One of the leading advocates for the UK construction materials sector has put forward a list of measures to the UK government to better support the industry.
The Mineral Products Association (MPA) has urged Chancellor Rachel Reeves to include the measures in her upcoming budget in November. The association has revealed a series of “pro-growth” measures in its Autumn Budget 2025 submission and letter to the Chancellor.
These suggestions include a super deduction which would support investment in new plant and machinery. It follows the previous super deduction method from 2021 to 2023, which was welcomed by MPA members. The budget submission also calls for improvements to infrastructure delivery, increased funding for local road maintenance, support for carbon capture projects, and changes to procurement processes to support the local quarrying and aggregates sector.
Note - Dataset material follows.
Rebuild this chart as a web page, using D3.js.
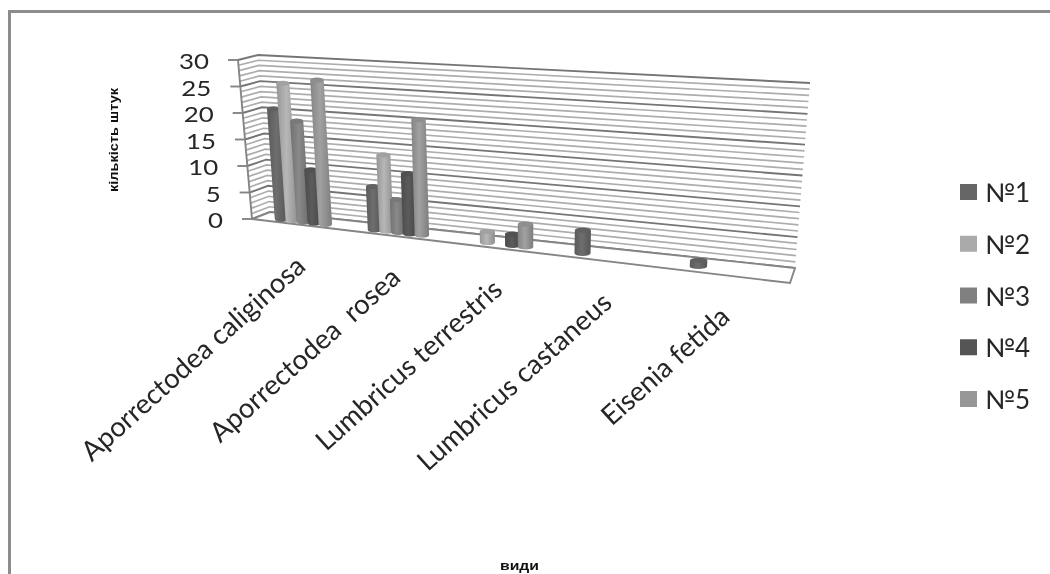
<!DOCTYPE html>
<html>
<head>
<meta charset="utf-8">
<script src="https://cdn.jsdelivr.net/npm/d3@7"></script>
<style>
    html, body { margin: 0; padding: 0; background: #fff; }
    svg { display: block; filter: blur(0.45px); }
    text { font-family: Lato, "Open Sans", sans-serif; fill: #262626; white-space: pre; }
    .axis_title { font-family: "Liberation Sans", sans-serif; font-weight: bold; font-size: 13px; fill: #111; }
</style>
</head>
<body>
<script>
// Values
let categories = ['Aporrectodea caliginosa', 'Aporrectodea  rosea', 'Lumbricus terrestris', 'Lumbricus castaneus', 'Eisenia fetida'];
let seriesNames = ['№1', '№2', '№3', '№4', '№5'];
let no1 = [21, 8, 0, 4, 1];
let no2 = [26, 14, 2, 0, 0];
let no3 = [19, 6, 0, 0, 0];
let no4 = [10, 11, 2, 0, 0];
let no5 = [27, 21, 4, 0, 0];
let seriesValues = [no1, no2, no3, no4, no5];
let seriesColors = ['#666666', '#aaaaaa', '#808080', '#555555', '#969696'];
let yTicks = [0, 5, 10, 15, 20, 25, 30];

let width = 1050, height = 574;

let svg = d3.select('body').append('svg')
    .attr('width', width)
    .attr('height', height);

// Corners of the 3D box, as drawn by the original perspective
let frontBottomLeft = [252, 219], frontTopLeft = [238, 60];
let backBottomLeft = [270, 212], backTopLeft = [258, 55];
let backBottomRight = [795, 268], backTopRight = [810, 83];
let frontBottomRight = [790, 283];

function lerp (a, b, t) {
    return [a[0] + (b[0] - a[0]) * t, a[1] + (b[1] - a[1]) * t];
}

// Depth foreshortening along the floor: u in [0,1] -> screen x
let persp = -0.1655;
function projectX (u) {
    return (258 + (790 * (1 + persp) - 258) * u) / (1 + persp * u);
}

// Scales
let heightScale = d3.scaleLinear().domain([0, 30]).range([0, 1]);
let catScale = d3.scaleBand().domain(categories).range([0, 1]);
let seriesScale = d3.scaleBand().domain(seriesNames).range([0, catScale.bandwidth()]).paddingInner(0).paddingOuter(1.67);

function floorFrontY (x) {
    return frontBottomLeft[1] + (x - frontBottomLeft[0]) * (frontBottomRight[1] - frontBottomLeft[1]) / (frontBottomRight[0] - frontBottomLeft[0]);
}
function floorBackY (x) {
    return backBottomLeft[1] + (x - backBottomLeft[0]) * (backBottomRight[1] - backBottomLeft[1]) / (backBottomRight[0] - backBottomLeft[0]);
}
// Wall height in pixels at a given x, and how far verticals lean there
function wallHeight (x) {
    let t = (x - 264) / (802 - 264);
    return 157 + (185 - 157) * t;
}
function wallLean (x) {
    let t = (x - 264) / (802 - 264);
    return -0.076 + 0.157 * t;
}

// Frame (only top and left edges are on the picture)
svg.append('line').attr('x1', 9.5).attr('y1', 11.5).attr('x2', width).attr('y2', 11.5)
    .attr('stroke', '#8c8c8c').attr('stroke-width', 3);
svg.append('line').attr('x1', 9.5).attr('y1', 10).attr('x2', 9.5).attr('y2', height)
    .attr('stroke', '#8c8c8c').attr('stroke-width', 3);

// Gridlines on back and side walls, light every 1, dark every 5
let gridGroup = svg.append('g').classed('grid', true);
let minorValues = d3.range(0, 31).filter(v => !yTicks.includes(v));

function drawGrid (values, stroke, strokeWidth) {
    values.forEach(v => {
        let t = heightScale(v);
        let a = lerp(frontBottomLeft, frontTopLeft, t);
        let b = lerp(backBottomLeft, backTopLeft, t);
        let c = lerp(backBottomRight, backTopRight, t);
        gridGroup.append('polyline')
            .attr('points', [a, b, c].map(p => p.join(',')).join(' '))
            .attr('fill', 'none')
            .attr('stroke', stroke)
            .attr('stroke-width', strokeWidth);
    });
}
drawGrid(minorValues, '#adadad', 1.7);
drawGrid(yTicks, '#757575', 1.9);

// Floor outline
svg.append('polygon')
    .attr('points', [frontBottomLeft, backBottomLeft, backBottomRight, frontBottomRight].map(p => p.join(',')).join(' '))
    .attr('fill', '#fff')
    .attr('stroke', '#858585')
    .attr('stroke-width', 1.9);

// Value axis and ticks
svg.append('line')
    .attr('x1', frontBottomLeft[0]).attr('y1', frontBottomLeft[1])
    .attr('x2', frontTopLeft[0]).attr('y2', frontTopLeft[1])
    .attr('stroke', '#858585').attr('stroke-width', 1.9);

let tickGroups = svg.selectAll('g.ytick').data(yTicks).enter().append('g').classed('ytick', true)
    .attr('transform', d => {
        let p = lerp(frontBottomLeft, frontTopLeft, heightScale(d));
        return 'translate(' + p[0] + ',' + p[1] + ')';
    });
tickGroups.append('line').attr('x1', -10).attr('x2', 0).attr('stroke', '#858585').attr('stroke-width', 1.9);
// Stretched sideways so the bigger-looking digits keep their line boxes apart
tickGroups.append('text')
    .attr('x', -29)
    .attr('y', 9)
    .attr('textLength', d => String(d).length * 15)
    .attr('lengthAdjust', 'spacingAndGlyphs')
    .style('text-anchor', 'end')
    .style('font-size', '22px')
    .text(d => d);

// Cylinder shading for each series
let defs = svg.append('defs');
seriesColors.forEach((color, i) => {
    let grad = defs.append('linearGradient').attr('id', 'cyl' + i);
    let base = d3.color(color);
    grad.append('stop').attr('offset', '0%').attr('stop-color', base.darker(0.35));
    grad.append('stop').attr('offset', '45%').attr('stop-color', base.brighter(0.2));
    grad.append('stop').attr('offset', '100%').attr('stop-color', base.darker(0.5));
});

// Flatten to bars, drawn category by category
let bars = [];
categories.forEach((cat, c) => {
    seriesNames.forEach((name, s) => {
        if (seriesValues[s][c] > 0) {
            bars.push({cat: cat, name: name, series: s, value: seriesValues[s][c]});
        }
    });
});

let barGroups = svg.selectAll('g.bar').data(bars).enter().append('g').classed('bar', true);

barGroups.each(function (d) {
    let u0 = catScale(d.cat) + seriesScale(d.name);
    let u1 = u0 + seriesScale.bandwidth();
    let left = projectX(u0), right = projectX(u1);
    let xBase = (left + right) / 2;
    let w = (right - left) * 1.2;
    let ry = 2.6;
    let yBase = (floorFrontY(xBase) + floorBackY(xBase)) / 2 + 1.5;
    let h = heightScale(d.value) * wallHeight(xBase);
    let xTop = xBase + wallLean(xBase) * h;
    let yTop = yBase - h;
    let g = d3.select(this);

    let body = 'M' + (xBase - w / 2) + ',' + yBase
        + ' L' + (xTop - w / 2) + ',' + yTop
        + ' L' + (xTop + w / 2) + ',' + yTop
        + ' L' + (xBase + w / 2) + ',' + yBase
        + ' A' + (w / 2) + ',' + ry + ' 0 0 1 ' + (xBase - w / 2) + ',' + yBase + ' Z';
    g.append('path').attr('d', body).attr('fill', 'url(#cyl' + d.series + ')');
    g.append('ellipse')
        .attr('cx', xTop).attr('cy', yTop)
        .attr('rx', w / 2).attr('ry', ry)
        .attr('fill', d3.color(seriesColors[d.series]).darker(0.15));
});

// Category labels, ending under the middle of each category
svg.selectAll('text.cat').data(categories).enter().append('text').classed('cat', true)
    .attr('transform', d => {
        let x = projectX(catScale(d) + catScale.bandwidth() / 2) + 4;
        let y = floorFrontY(x) + 43;
        return 'translate(' + x + ',' + y + ') rotate(-42)';
    })
    .style('text-anchor', 'end')
    .style('font-size', '27.5px')
    .text(d => d);

// Axis titles
svg.append('text').classed('axis_title', true)
    .attr('transform', 'translate(118,192) rotate(-90)')
    .attr('textLength', 104)
    .attr('lengthAdjust', 'spacingAndGlyphs')
    .text('кількість штук');
svg.append('text').classed('axis_title', true)
    .attr('x', 500).attr('y', 570)
    .attr('textLength', 39)
    .attr('lengthAdjust', 'spacingAndGlyphs')
    .text('види');

// Legend
let legendScale = d3.scalePoint().domain(seriesNames).range([192, 399]);
let legendGroups = svg.selectAll('g.legend').data(seriesNames).enter().append('g').classed('legend', true)
    .attr('transform', d => 'translate(960,' + legendScale(d) + ')');
legendGroups.append('rect')
    .attr('x', 0).attr('y', -8)
    .attr('width', 17).attr('height', 16)
    .style('fill', (d, i) => seriesColors[i]);
legendGroups.append('text')
    .attr('x', 25).attr('y', 10)
    .style('font-size', '26px')
    .text(d => d);
</script>
</body>
</html>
“The first rule of growth is not to shrink, but that’s the very real risk our industry is having to deal with right now. Our members are telling us that they are facing really tough times, and our data reflect this too,” MPA executive director Chris Leese said.
“The Chancellor has said a lot of the right things on regulation and investment, but so far it hasn’t changed the reality on the ground for essential businesses in the real world. To have any chance of delivering on its ambitions, this Government needs to act decisively, at pace and with significant impact.”
It comes after the MPA noted that UK concrete sales have reached a six-decade low while decreases have also been noted in the sales of aggregates, asphalt and other mineral products. In its latest sector forecast, the MPA suggested the sector may not see a bounce back in sales until 2027.
“Hopes of a 2025 rebound have vanished after weak sales so far this year and a sharp fall in industry confidence. Aggregates and concrete markets are enduring their toughest spell since 2008, with plants mothballed and capacity cut. Recovery now looks distant, not expected until 2027, and only if investment confidence returns and construction projects start moving,” MPA economic affairs director Aurelie Delannoy said.
“The Chancellor now faces a clear choice: back construction and its supply chain by supporting investment and avoiding further tax rises, or risk holding back recovery when confidence is already hanging by a thread. We cannot tax our way into growth.”